Request: Reproduce the records. Keep every word exact and include no images.

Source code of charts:
########

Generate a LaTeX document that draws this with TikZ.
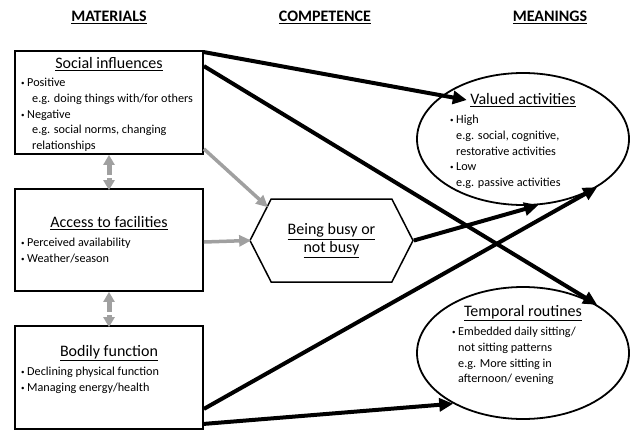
\documentclass[tikz,border=0pt]{standalone}
\usepackage{fontspec}
\setmainfont{Carlito}
\usetikzlibrary{arrows.meta,shapes.geometric,shapes.symbols,positioning}
\definecolor{arrgray}{RGB}{160,160,160}
\newcommand{\bul}[1]{\makebox[6pt][l]{\raisebox{1pt}{\scriptsize\textbullet}}#1}
\newcommand{\eg}{\hspace*{11pt}}
\newcommand{\ind}{\hspace*{6pt}}

\begin{document}
\begin{tikzpicture}[x=1pt,y=-1pt,
                box/.style={draw,line width=1.8pt,minimum width=188pt,inner sep=0pt},
                oval/.style={draw,line width=1.8pt,ellipse,minimum width=212pt,minimum height=132pt,inner sep=0pt},
                head/.style={font=\fontsize{16}{18}\selectfont\bfseries},
                ttl/.style={font=\fontsize{16}{18}\selectfont},
                txt/.style={font=\fontsize{12.2}{15.7}\selectfont,align=left,inner sep=0pt,anchor=north west},
                blk/.style={line width=4pt,-{Triangle[length=14pt,width=13pt]}},
                gry/.style={line width=3.5pt,arrgray,-{Triangle[length=12pt,width=11pt]}},
                both/.style={line width=5pt,arrgray,dash pattern=on 11pt off 3pt,{Triangle[length=10pt,width=11pt]}-{Triangle[length=10pt,width=11pt]}}
            ]
                \useasboundingbox (0,0) rectangle (631,431);

                % column headings
                \node[head] (mat) at (109,17) {\underline{MATERIALS}};
                \node[head] (com) at (325,17) {\underline{COMPETENCE}};
                \node[head] (mea) at (550,17) {\underline{MEANINGS}};

                % materials
                \node[box,minimum height=103pt] (soc) at (109,102.5) {};
                \node[box,minimum height=102pt] (acc) at (109,240) {};
                \node[box,minimum height=103pt] (bod) at (109,377.5) {};

                \node[ttl] (socT) at (109,64) {\underline{Social influences}};
                \node[txt] (socB) at (21,78) {\bul{Positive}\\\eg e.g. doing things with/for others\\\bul{Negative}\\\eg e.g. social norms, changing\\\eg relationships};
                \node[ttl] (accT) at (109,223) {\underline{Access to facilities}};
                \node[txt] (accB) at (21,238) {\bul{Perceived availability}\\\bul{Weather/season}};
                \node[ttl] (bodT) at (109,353) {\underline{Bodily function}};
                \node[txt] (bodB) at (21,367) {\bul{Declining physical function}\\\bul{Managing energy/health}};

                % competence
                \node[draw,line width=1.5pt,signal,signal to=east and west,signal pointer angle=126,
                      minimum width=163pt,minimum height=83pt,inner sep=0pt,
                      font=\fontsize{16}{18}\selectfont,align=center] (busy) at (331.5,240.5)
                      {\underline{Being busy or}\\\underline{not busy}};

                % meanings
                \node[oval] (val) at (523,139) {};
                \node[oval] (tem) at (523,353) {};

                \node[ttl] (valT) at (523,100) {\underline{Valued activities}};
                \node[txt] (valB) at (450,115) {\bul{High}\\\ind e.g. social, cognitive,\\\ind restorative activities\\\bul{Low}\\\ind e.g. passive activities};
                \node[ttl] (temT) at (523,313) {\underline{Temporal routines}};
                \node[txt] (temB) at (452,327) {\bul{Embedded daily sitting/}\\\ind not sitting patterns\\\ind e.g. More sitting in\\\ind afternoon/ evening};

                \begin{scope}[shorten >=-2pt]
                    \draw[both] (soc.south) -- (acc.north);
                    \draw[both] (acc.south) -- (bod.north);
                    \draw[gry] ([yshift=6pt]soc.south east) -- (busy.152);
                    \draw[gry] ([yshift=-2pt]acc.east) -- (busy.west);
                \end{scope}

                \begin{scope}
                    \draw[blk] ([yshift=-2pt]soc.north east)  -- (valT.west);
                    \draw[blk] ([yshift=-16pt]soc.north east) -- (tem.33);
                    \draw[blk] (busy.east) -- (val.-77);
                    \draw[blk] ([yshift=21pt]bod.south east)  -- (val.-33);
                    \draw[blk] ([yshift=6pt]bod.south east)   -- (tem.216);
                \end{scope}
            \end{tikzpicture}
\end{document}
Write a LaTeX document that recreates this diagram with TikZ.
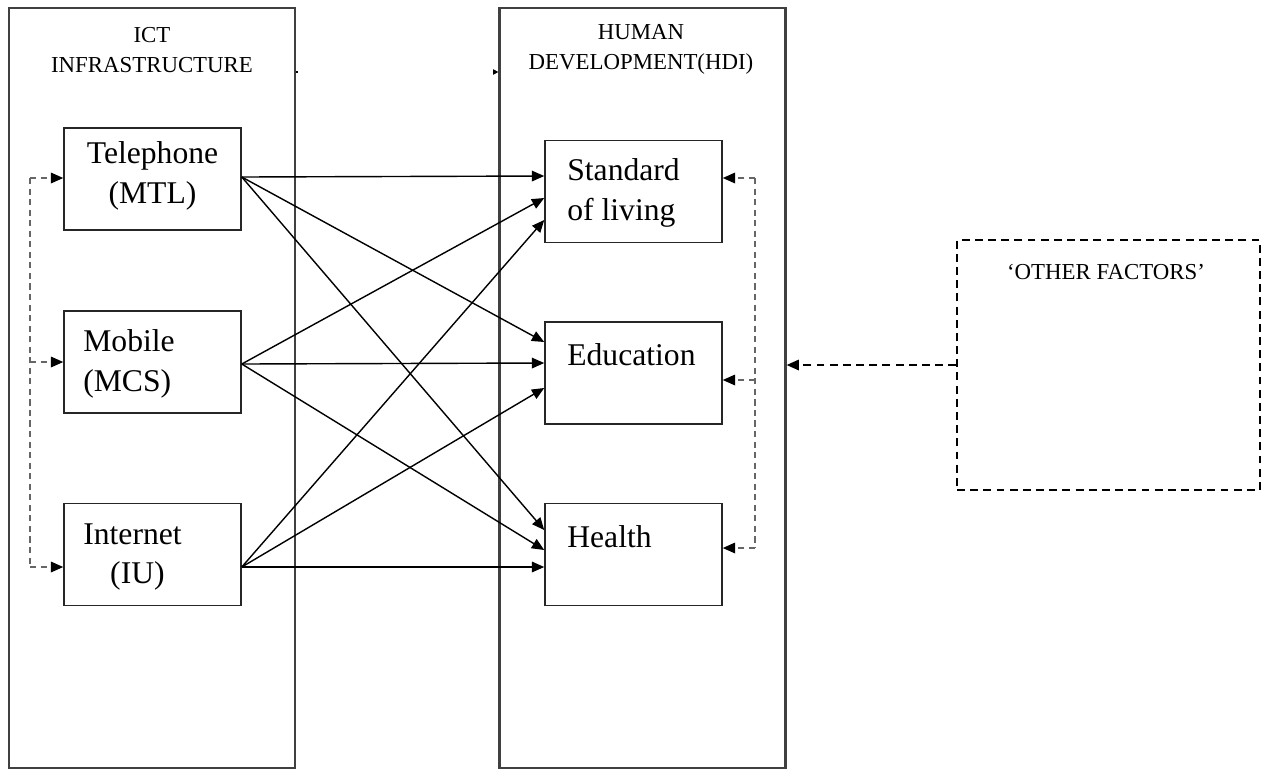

########

The solution:
Generate a LaTeX document that draws this with TikZ.
\documentclass[tikz,border=0pt]{standalone}
\usepackage{fontspec}
\setmainfont{Carlito}
\usetikzlibrary{arrows.meta,shapes.geometric,shapes.symbols,positioning}
\definecolor{arrgray}{RGB}{160,160,160}
\newcommand{\bul}[1]{\makebox[6pt][l]{\raisebox{1pt}{\scriptsize\textbullet}}#1}
\newcommand{\eg}{\hspace*{11pt}}
\newcommand{\ind}{\hspace*{6pt}}

\begin{document}
\begin{tikzpicture}[x=1pt,y=-1pt,
                box/.style={draw,line width=1.8pt,minimum width=188pt,inner sep=0pt},
                oval/.style={draw,line width=1.8pt,ellipse,minimum width=212pt,minimum height=132pt,inner sep=0pt},
                head/.style={font=\fontsize{16}{18}\selectfont\bfseries},
                ttl/.style={font=\fontsize{16}{18}\selectfont},
                txt/.style={font=\fontsize{12.2}{15.7}\selectfont,align=left,inner sep=0pt,anchor=north west},
                blk/.style={line width=4pt,-{Triangle[length=14pt,width=13pt]}},
                gry/.style={line width=3.5pt,arrgray,-{Triangle[length=12pt,width=11pt]}},
                both/.style={line width=5pt,arrgray,dash pattern=on 11pt off 3pt,{Triangle[length=10pt,width=11pt]}-{Triangle[length=10pt,width=11pt]}}
            ]
                \useasboundingbox (0,0) rectangle (631,431);

                % column headings
                \node[head] (mat) at (109,17) {\underline{MATERIALS}};
                \node[head] (com) at (325,17) {\underline{COMPETENCE}};
                \node[head] (mea) at (550,17) {\underline{MEANINGS}};

                % materials
                \node[box,minimum height=103pt] (soc) at (109,102.5) {};
                \node[box,minimum height=102pt] (acc) at (109,240) {};
                \node[box,minimum height=103pt] (bod) at (109,377.5) {};

                \node[ttl] (socT) at (109,64) {\underline{Social influences}};
                \node[txt] (socB) at (21,78) {\bul{Positive}\\\eg e.g. doing things with/for others\\\bul{Negative}\\\eg e.g. social norms, changing\\\eg relationships};
                \node[ttl] (accT) at (109,223) {\underline{Access to facilities}};
                \node[txt] (accB) at (21,238) {\bul{Perceived availability}\\\bul{Weather/season}};
                \node[ttl] (bodT) at (109,353) {\underline{Bodily function}};
                \node[txt] (bodB) at (21,367) {\bul{Declining physical function}\\\bul{Managing energy/health}};

                % competence
                \node[draw,line width=1.5pt,signal,signal to=east and west,signal pointer angle=126,
                      minimum width=163pt,minimum height=83pt,inner sep=0pt,
                      font=\fontsize{16}{18}\selectfont,align=center] (busy) at (331.5,240.5)
                      {\underline{Being busy or}\\\underline{not busy}};

                % meanings
                \node[oval] (val) at (523,139) {};
                \node[oval] (tem) at (523,353) {};

                \node[ttl] (valT) at (523,100) {\underline{Valued activities}};
                \node[txt] (valB) at (450,115) {\bul{High}\\\ind e.g. social, cognitive,\\\ind restorative activities\\\bul{Low}\\\ind e.g. passive activities};
                \node[ttl] (temT) at (523,313) {\underline{Temporal routines}};
                \node[txt] (temB) at (452,327) {\bul{Embedded daily sitting/}\\\ind not sitting patterns\\\ind e.g. More sitting in\\\ind afternoon/ evening};

                \begin{scope}[shorten >=-2pt]
                    \draw[both] (soc.south) -- (acc.north);
                    \draw[both] (acc.south) -- (bod.north);
                    \draw[gry] ([yshift=6pt]soc.south east) -- (busy.152);
                    \draw[gry] ([yshift=-2pt]acc.east) -- (busy.west);
                \end{scope}

                \begin{scope}
                    \draw[blk] ([yshift=-2pt]soc.north east)  -- (valT.west);
                    \draw[blk] ([yshift=-16pt]soc.north east) -- (tem.33);
                    \draw[blk] (busy.east) -- (val.-77);
                    \draw[blk] ([yshift=21pt]bod.south east)  -- (val.-33);
                    \draw[blk] ([yshift=6pt]bod.south east)   -- (tem.216);
                \end{scope}
            \end{tikzpicture}
\end{document}
Write a LaTeX document that recreates this diagram with TikZ.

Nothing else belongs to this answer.